FIGS Inc.

06/08/2026 | Press release | Distributed by Public on 06/08/2026 14:28

Proxy Results (Form 8-K)

Item 5.07. Submission of Matters to a Vote of Security Holders.
On June 3, 2026, FIGS, Inc. (the "Company") held its 2026 annual meeting of stockholders (the "Meeting") via live webcast. Holders of the Company's Class A common stock were entitled to one vote per share held as of the close of business on April 8, 2026 (the "Record Date"), and holders of the Company's Class B common stock were entitled to twenty votes per share held as of the Record Date. A total of 137,001,306 shares of the Company's Class A common stock and 8,283,641 shares of the Company's Class B common stock were present at the Meeting online or represented by proxy, which constituted a quorum for the transaction of business and represented approximately 93.29% of the combined voting power of the Company's Class A and Class B common stock as of the Record Date.
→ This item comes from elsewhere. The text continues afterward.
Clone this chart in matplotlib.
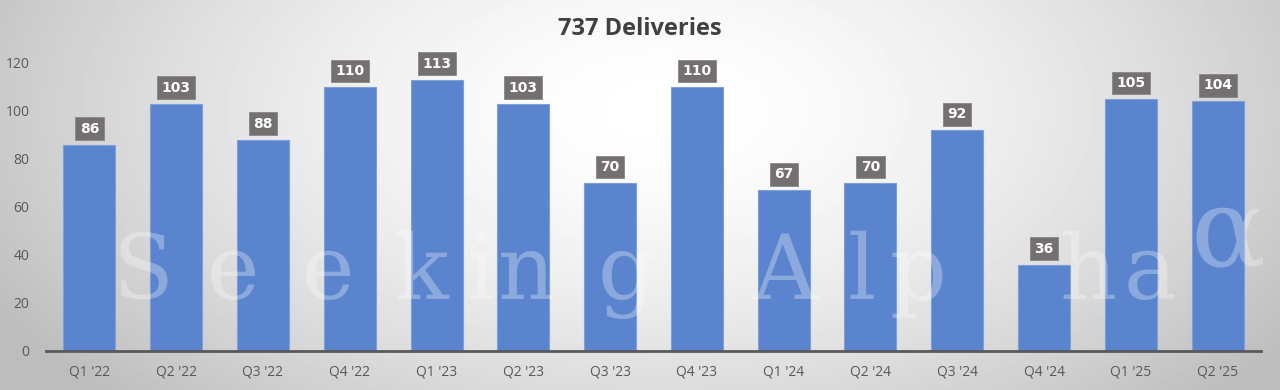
import numpy as np
import matplotlib
matplotlib.use("Agg")
import matplotlib.pyplot as plt

quarters = ["Q1 '22", "Q2 '22", "Q3 '22", "Q4 '22",
            "Q1 '23", "Q2 '23", "Q3 '23", "Q4 '23",
            "Q1 '24", "Q2 '24", "Q3 '24", "Q4 '24",
            "Q1 '25", "Q2 '25"]
deliveries = [86, 103, 88, 110, 113, 103, 70, 110, 67, 70, 92, 36, 105, 104]
yticks = [0, 20, 40, 60, 80, 100, 120]

W, H = 1280, 390
fig = plt.figure(figsize=(12.8, 3.9), dpi=100)

# radial gray background
bg = fig.add_axes([0, 0, 1, 1], zorder=0)
xx, yy = np.meshgrid(np.linspace(0, W, 640), np.linspace(0, H, 195))
r = np.sqrt(((xx - 660) / 760) ** 2 + ((yy - 110) / 420) ** 2)
r = np.clip(r, 0, 1)
shade = 1.0 - 0.26 * r ** 1.6
bg.imshow(shade, cmap="gray", vmin=0, vmax=1, extent=[0, W, H, 0], aspect="auto")
bg.set_axis_off()

ax = fig.add_axes([46 / W, 39 / H, 1215 / W, 312 / H], zorder=1)
ax.patch.set_alpha(0)

x = np.arange(len(quarters))
ax.bar(x, deliveries, width=0.6, color="#5a84cd", edgecolor="#7e9fdb", linewidth=0.8, zorder=2)

for xi, v in zip(x, deliveries):
    ax.annotate(str(v), (xi, v), xytext=(0, 6.5), textcoords="offset points",
                ha="center", va="bottom", color="white", fontsize=10, fontweight="bold",
                family="DejaVu Sans", zorder=5,
                bbox=dict(boxstyle="square,pad=0.32", fc="#747070", ec="#8a8686", lw=0.6))

ax.set_xlim(-0.5, len(quarters) - 0.5)
ax.set_ylim(0, 130)
ax.set_yticks(yticks)
ax.set_xticks(x)
ax.set_xticklabels(quarters)
ax.tick_params(axis="both", length=0, labelsize=10, labelcolor="#595959")
ax.tick_params(axis="y", pad=12)
ax.tick_params(axis="x", pad=10)
for lab in ax.get_xticklabels() + ax.get_yticklabels():
    lab.set_family("Open Sans")
for s in ["top", "right", "left"]:
    ax.spines[s].set_visible(False)
ax.spines["bottom"].set_color("#595959")
ax.spines["bottom"].set_linewidth(2)
ax.spines["bottom"].set_zorder(3)

# watermark, letter by letter (wide tracking)
wm_chars = ["S", "e", "e", "k", "i", "n", "g", "A", "l", "p", "h", "a"]
wm_center = [143, 233, 328, 421, 481, 526, 626, 785, 862, 918, 1088, 1150]
for ch, px in zip(wm_chars, wm_center):
    fig.text(px / W, 1 - 299 / H, ch, fontsize=64, family="DejaVu Serif",
             color="white", alpha=0.3, ha="center", va="baseline", zorder=4)
fig.text(1228 / W, 1 - 266 / H, "α", fontsize=80, family="DejaVu Serif",
         color="white", alpha=0.3, ha="center", va="baseline", zorder=4)

fig.text(0.5, 0.925, "737 Deliveries", ha="center", va="center", fontsize=17,
         fontweight="bold", family="Open Sans", color="#404040", zorder=6)

fig.savefig("out.png", dpi=100)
The following are the voting results for the proposals considered and voted upon at the Meeting, each of which is more fully described in the Company's definitive proxy statement filed with the Securities and Exchange Commission on April 23, 2026.
Proposal 1-Election of three (3) Class II directors to hold office until the annual meeting of stockholders to be held in 2029 and until each such director's respective successor is duly elected and qualified or until each such director's earlier death, resignation or removal.
Nominee Votes For Votes Withheld Broker Non-Votes
Heather Hasson 275,934,138 12,622,280 14,117,708
Kenneth Lin 279,648,260 8,908,158 14,117,708
Melanie Whelan 250,430,479 38,125,939 14,117,708
Based on the foregoing votes, each of Heather Hasson, Kenneth Lin and Melanie Whelan was elected to serve as a director until the 2029 annual meeting of stockholders and until his or her successor has been duly elected and qualified or until his or her earlier death, resignation or removal.
Proposal 2-Ratification of the appointment of Ernst & Young LLP as the Company's independent registered public accounting firm for the fiscal year ending December 31, 2026.
Votes For Votes Against Votes Abstained
302,472,060 83,484 118,582
Based on the foregoing votes, the stockholders ratified the appointment of Ernst & Young LLP as the Company's independent registered public accounting firm for the fiscal year ending December 31, 2026.
Proposal 3-Approval, on an advisory (non-binding) basis, of the compensation of the Company's named executive officers.
Votes For Votes Against Votes Abstained Broker Non-Votes
241,013,864 46,312,879 1,229,675 14,117,708
Based on the forgoing votes, the stockholders approved, on an advisory (non-binding) basis, the compensation of the Company's named executive officers.